Вчера, в понедельник, в 3 часа дня состоялась панихида по нашему мужественному графу Мирбаху. Русское правительство из-за невыясненных отношений не только не было приглашено участвовать в панихиде, но даже не поставлено официально в известность о предстоящей отдаче почестей доблестному человеку, ставшему жертвой ничем не оправданной ненависти. Мы не желали видеть среди нас в этой обстановке народных комиссаров, не принявших никаких мер для пресечения разнузданной травли и неоднократных угроз применения насилия в отношении ненавистных немцев. Не прошло незамеченным и то, что в день совершения убийства пресса правых и левых социалистов-революционеров открыто отмечала, что оно произошло не только с ведома, но и по указанию партийного руководства.

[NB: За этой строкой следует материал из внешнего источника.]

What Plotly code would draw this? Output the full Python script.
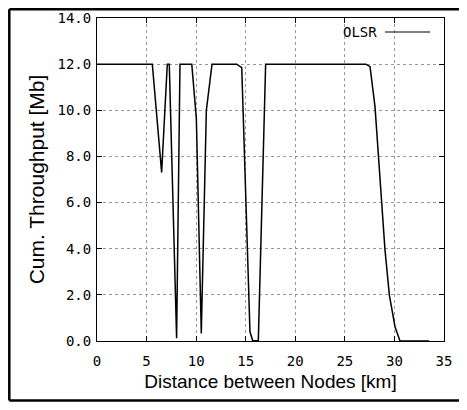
import plotly.graph_objects as go

# Data
distance_km = [0, 5.58, 6.52, 7.09, 7.29, 8.03, 8.37, 9.56, 10.02, 10.52, 11.03, 11.6,
               14.09, 14.6, 15.43, 15.7, 16.27, 17.01, 27.13, 27.54, 28.04, 28.38,
               28.71, 29.05, 29.49, 30.06, 30.56, 33.5]
throughput_mb = [12, 12, 7.31, 12, 12, 0.12, 12, 12, 9.65, 0.33, 10.0, 12,
                 12, 11.85, 0.4, 0.02, 0, 12, 12, 11.89, 10.16, 7.99,
                 5.97, 3.94, 1.99, 0.62, 0, 0]
series_name = "OLSR"
x_ticks = [0, 5, 10, 15, 20, 25, 30, 35]
y_ticks = [0, 2, 4, 6, 8, 10, 12, 14]
y_tick_labels = ["0.0", "2.0", "4.0", "6.0", "8.0", "10.0", "12.0", "14.0"]

# page body has an 8px margin, so figure coords = screen coords - 8
OFF = 8
W, H = 467 - 2 * OFF, 410 - 2 * OFF
L, T = 97 - OFF, 18 - OFF
R = W - (444 - OFF)
PLOT_BOTTOM = 341 - OFF
B = H - PLOT_BOTTOM
pw, ph = W - L - R, H - T - B

def px(xscreen):
    return (xscreen - OFF - L) / pw

def py(yscreen):
    return (PLOT_BOTTOM - (yscreen - OFF)) / ph

mono = "DejaVu Sans Mono"
sans = "Liberation Sans"

fig = go.Figure()
fig.add_trace(go.Scatter(x=distance_km, y=throughput_mb, mode="lines", name=series_name,
                         line=dict(color="black", width=1.5), showlegend=False))

axis_common = dict(showline=True, linecolor="black", linewidth=1, mirror="ticks",
                   ticks="inside", ticklen=5, tickcolor="black", tickwidth=1,
                   showgrid=True, gridcolor="#999999", griddash="dot", gridwidth=1,
                   zeroline=False, tickfont=dict(family=mono, size=14, color="black"))

fig.update_xaxes(range=[0, 35], tickvals=x_ticks, ticktext=[str(v) for v in x_ticks],
                 ticklabelstandoff=7,
                 title=dict(text="Distance between Nodes [km]",
                            font=dict(family=sans, size=19, color="black"), standoff=6),
                 **axis_common)
fig.update_yaxes(range=[0, 14], tickvals=y_ticks, ticktext=y_tick_labels,
                 ticklabelstandoff=2,
                 title=dict(text="Cum. Throughput [Mb]",
                            font=dict(family=sans, size=21, color="black"), standoff=7),
                 **axis_common)

# Legend (gnuplot style: text then line sample)
fig.add_annotation(x=px(379), y=py(32), xref="paper", yref="paper", text=series_name,
                   showarrow=False, xanchor="right", yanchor="middle",
                   font=dict(family=mono, size=14, color="black"))
fig.add_shape(type="line", xref="paper", yref="paper", x0=px(385), x1=px(430),
              y0=py(32), y1=py(32), line=dict(color="black", width=1.2))

# Outer border: left, top and bottom edges only (right edge lies off-page)
border = dict(color="black", width=2.5)
bx0, bx1 = px(9.3), px(OFF + W)
by0, by1 = py(400.5), py(9.3)
fig.add_shape(type="line", xref="paper", yref="paper", x0=bx0, x1=bx0, y0=by0, y1=by1,
              line=border, layer="above")
fig.add_shape(type="line", xref="paper", yref="paper", x0=bx0, x1=bx1, y0=by1, y1=by1,
              line=border, layer="above")
fig.add_shape(type="line", xref="paper", yref="paper", x0=bx0, x1=bx1, y0=by0, y1=by0,
              line=border, layer="above")

fig.update_layout(width=W, height=H, margin=dict(l=L, r=R, t=T, b=B, autoexpand=False),
                  paper_bgcolor="white", plot_bgcolor="white")

fig.write_html("out.html")
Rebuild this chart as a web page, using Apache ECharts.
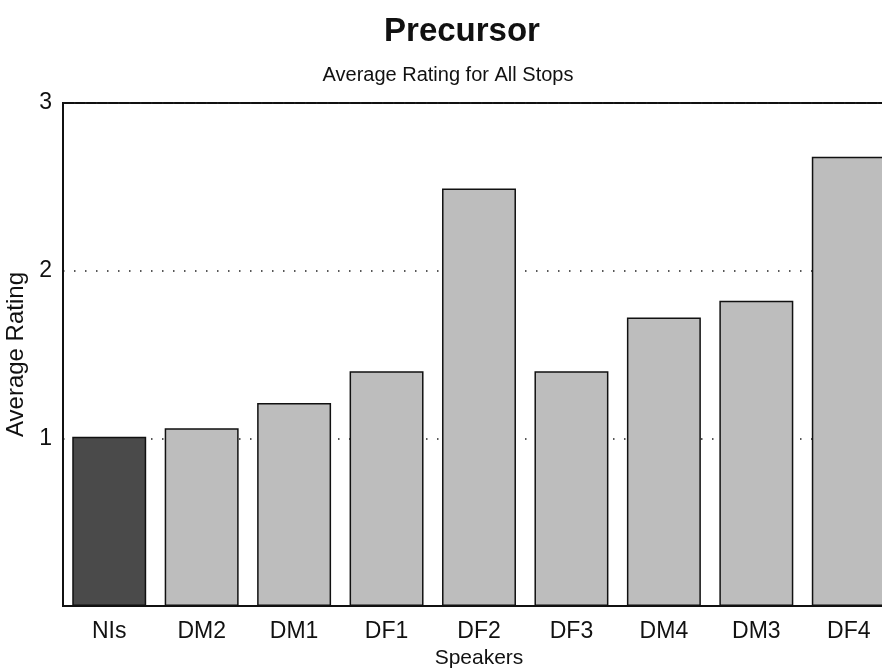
<!DOCTYPE html>
<html>
<head>
<meta charset="utf-8">
<script src="https://cdn.jsdelivr.net/npm/echarts@6/dist/echarts.min.js"></script>
<style>
html,body{margin:0;padding:0;background:#fff;}
#chart{width:882px;height:671px;}
</style>
</head>
<body>
<div id="chart"></div>
<script>
var categories = ['NIs', 'DM2', 'DM1', 'DF1', 'DF2', 'DF3', 'DM4', 'DM3', 'DF4'];
var ratings = [1.01, 1.06, 1.21, 1.40, 2.49, 1.40, 1.72, 1.82, 2.68];
var barColors = ['#4a4a4a', '#bdbdbd', '#bdbdbd', '#bdbdbd', '#bdbdbd', '#bdbdbd', '#bdbdbd', '#bdbdbd', '#bdbdbd'];
var yTicks = [1, 2, 3];

var font = '"Liberation Sans", Arial, Helvetica, sans-serif';
var chart = echarts.init(document.getElementById('chart'));
chart.setOption({
  animation: false,
  backgroundColor: '#fff',
  title: [{
    text: 'Precursor',
    left: 457, top: 10, textAlign: 'center',
    textStyle: {fontFamily: font, fontWeight: 'bold', fontSize: 33, color: '#111'}
  }, {
    text: 'Average Rating for All Stops',
    left: 443, top: 60, textAlign: 'center',
    textStyle: {fontFamily: font, fontWeight: 'normal', fontSize: 20, color: '#111'}
  }],
  grid: {
    left: 63, top: 103, width: 832, height: 503,
    outerBoundsMode: 'none',
    containLabel: false,
    show: true, borderColor: '#111', borderWidth: 2, backgroundColor: 'transparent'
  },
  xAxis: {
    type: 'category',
    data: categories,
    name: 'Speakers',
    nameLocation: 'middle',
    nameGap: 40,
    nameTextStyle: {fontFamily: font, fontSize: 21, color: '#111'},
    axisLine: {show: true, lineStyle: {color: '#111', width: 2}},
    axisTick: {show: false},
    axisLabel: {fontFamily: font, fontSize: 23, color: '#111', margin: 14},
    splitLine: {show: false}
  },
  yAxis: {
    type: 'value',
    min: 0, max: 3, interval: 1,
    name: 'Average Rating',
    nameLocation: 'middle',
    nameGap: 31,
    nameTextStyle: {fontFamily: font, fontSize: 24, color: '#111'},
    axisLine: {show: true, lineStyle: {color: '#111', width: 2}},
    axisTick: {show: false},
    axisLabel: {
      fontFamily: font, fontSize: 23, color: '#111', margin: 11,
      formatter: function (v) { return yTicks.indexOf(v) >= 0 ? String(v) : ''; }
    },
    splitLine: {show: true, lineStyle: {color: '#222', width: 1.5, type: [1.5, 9.5]}}
  },
  series: [{
    type: 'bar',
    data: ratings.map(function (v, i) {
      return {value: v, itemStyle: {color: barColors[i]}};
    }),
    barCategoryGap: '20%',
    itemStyle: {borderColor: '#111', borderWidth: 1.5},
    z: 3
  }]
});
</script>
</body>
</html>
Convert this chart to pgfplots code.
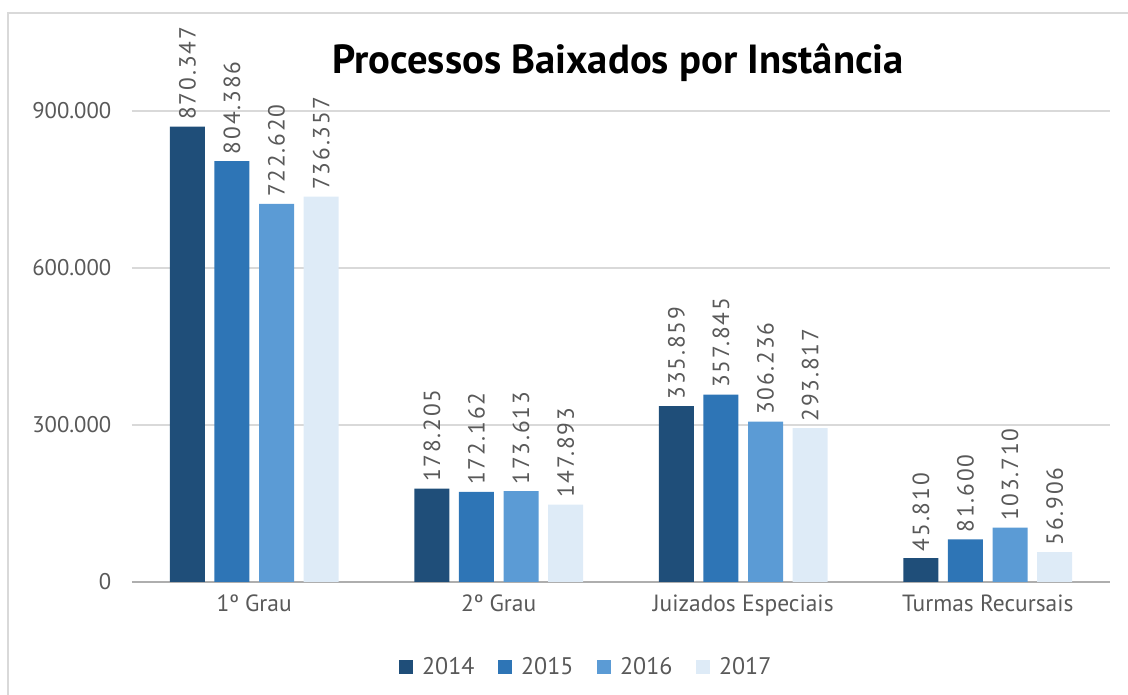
\documentclass[border=0pt]{standalone}
\usepackage{fontspec}
\setmainfont{PT Sans}
\newfontfamily\titlefont{PT Sans}
\newfontfamily\lblfont[LetterSpace=8]{PT Sans}
\usepackage{pgfplots}
\pgfplotsset{compat=1.18}
\definecolor{cA}{HTML}{1F4E79}
\definecolor{cB}{HTML}{2E75B6}
\definecolor{cC}{HTML}{5B9BD5}
\definecolor{cD}{HTML}{DEEBF7}
\definecolor{txt}{HTML}{595959}
\definecolor{grd}{HTML}{D9D9D9}
\pgfkeys{/pgf/number format/.cd,fixed,precision=0,1000 sep={.},assume math mode=true}
\begin{document}
\begin{tikzpicture}[x=0.75pt,y=0.75pt]
\path[use as bounding box] (0,0) rectangle (1128,695);
\draw[grd,line width=1.5pt] (8,-5) -- (8,682) -- (1135,682);
\begin{axis}[
  at={(99pt,84.75pt)}, anchor=south west,
  scale only axis, width=733.5pt, height=353.25pt,
  xmin=-0.5, xmax=3.5, ymin=0, ymax=900000,
  ybar=7.2pt, bar width=26.25pt,
  xtick={0,1,2,3},
  xticklabels={1º Grau,2º Grau,Juizados Especiais,Turmas Recursais},
  ytick={0,300000,600000,900000},
  scaled y ticks=false,
  ymajorgrids, grid style={grd,line width=0.9pt},
  axis line style={draw=none},
  extra y ticks={0}, extra y tick labels={},
  extra y tick style={grid style={grd!80!black,line width=0.9pt}},
  major tick length=0pt,
  tick label style={font=\fontsize{17}{20}\selectfont, text=txt},
  xticklabel style={yshift=-6pt, font=\fontsize{17.6}{20}\selectfont},
  yticklabel style={xshift=-12pt},
  clip=false,
  nodes near coords,
  every node near coord/.append style={rotate=90, anchor=west, inner xsep=5pt, font=\lblfont\fontsize{17.5}{20}\selectfont, text=txt},
  legend style={at={(0.465,-0.18)}, anchor=center, draw=none, legend columns=-1,
    font=\fontsize{18}{20}\selectfont, text=txt,
    /tikz/every even column/.append style={column sep=16pt}},
  legend image code/.code={\fill[#1] (0pt,-5.25pt) rectangle (10.5pt,5.25pt); \path (15pt,0pt);},
]
\addplot[fill=cA,draw=none] coordinates {(0,870347) (1,178205) (2,335859) (3,45810)};
\addplot[fill=cB,draw=none] coordinates {(0,804386) (1,172162) (2,357845) (3,81600)};
\addplot[fill=cC,draw=none] coordinates {(0,722620) (1,173613) (2,306236) (3,103710)};
\addplot[fill=cD,draw=none] coordinates {(0,736357) (1,147893) (2,293817) (3,56906)};
\legend{2014,2015,2016,2017}
\end{axis}
\node[font=\titlefont\bfseries\fontsize{30.5}{33}\selectfont] at (618,632) {Processos Baixados por Instância};
\end{tikzpicture}
\end{document}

Таким образом, собрались только члены немецкой колонии, представители союзных стран, нейтральных генеральных консульств, проживающих в Москве балтийцев и русские немцы. Было также много шведов, так много сделавших до нашего приезда для разрешению вопроса о наших военнопленных.
После окончания панихиды, совершенной польскими священниками, Рицлер зачитал краткую траурную речь со словами скорби по убитому посланнику, отдав должное его заслугам. Не скрою, что, на мой взгляд, здесь было бы уместно сказать крепкое немецкое словечко перед лицом врага в адрес жалких убийц и их подстрекателей. Но я всего лишь солдат и мне, наверное, не достает дипломатии. Однако многие из присутствующих позже высказали такую же мысль. Затем с короткой речью на французском языке выступил турецкий посланник Кемали-бей. Он сказал хорошие слова и закончил так:
«Я могу только желать, чтобы моя жизнь закончилась такой же геройской смертью за свою отчизну.»
Выразительной была речь последнего из выступивших — главного пастора Гамбурга, проф. Хунцингера (из комиссии попечения о военнопленных). Его слова запали всем нам в душу. Никто из нас, немцев, не забудет, наверное, эту панихиду, оправленную по нашему руководителю в далекой Москве в таких необычных условиях. Не было среди нас, наверное, и тех, кто в этот час не задумался бы серьезно о судьбе своей страны. Что принесет будущее странам Центральной Европы на восточном фронте, может ли успешно закончиться война на западе, если, несмотря на удачное наступление, цель не достигнута?
Мы, офицеры, хотели, чтобы гроб был доставлен на Александровский вокзал на катафалке, запряженном четверкой лошадей в пешем сопровождении всех немцев и их друзей, несмотря не неблизкий путь. В городе было снова спокойно и вряд ли можно было ожидать каких-либо эксцессов. Можно было согласиться и на иной вид транспорта. В инстанциях посчитали, однако, что такая процессия будет слишком заметной и вызывающей. В итоге, мы проследовали пешком 500 метров за убранным в траур грузовиком до Арбата, мимо французской военной миссии, представителям которой достало такта не показываться на глаза траурной процессии.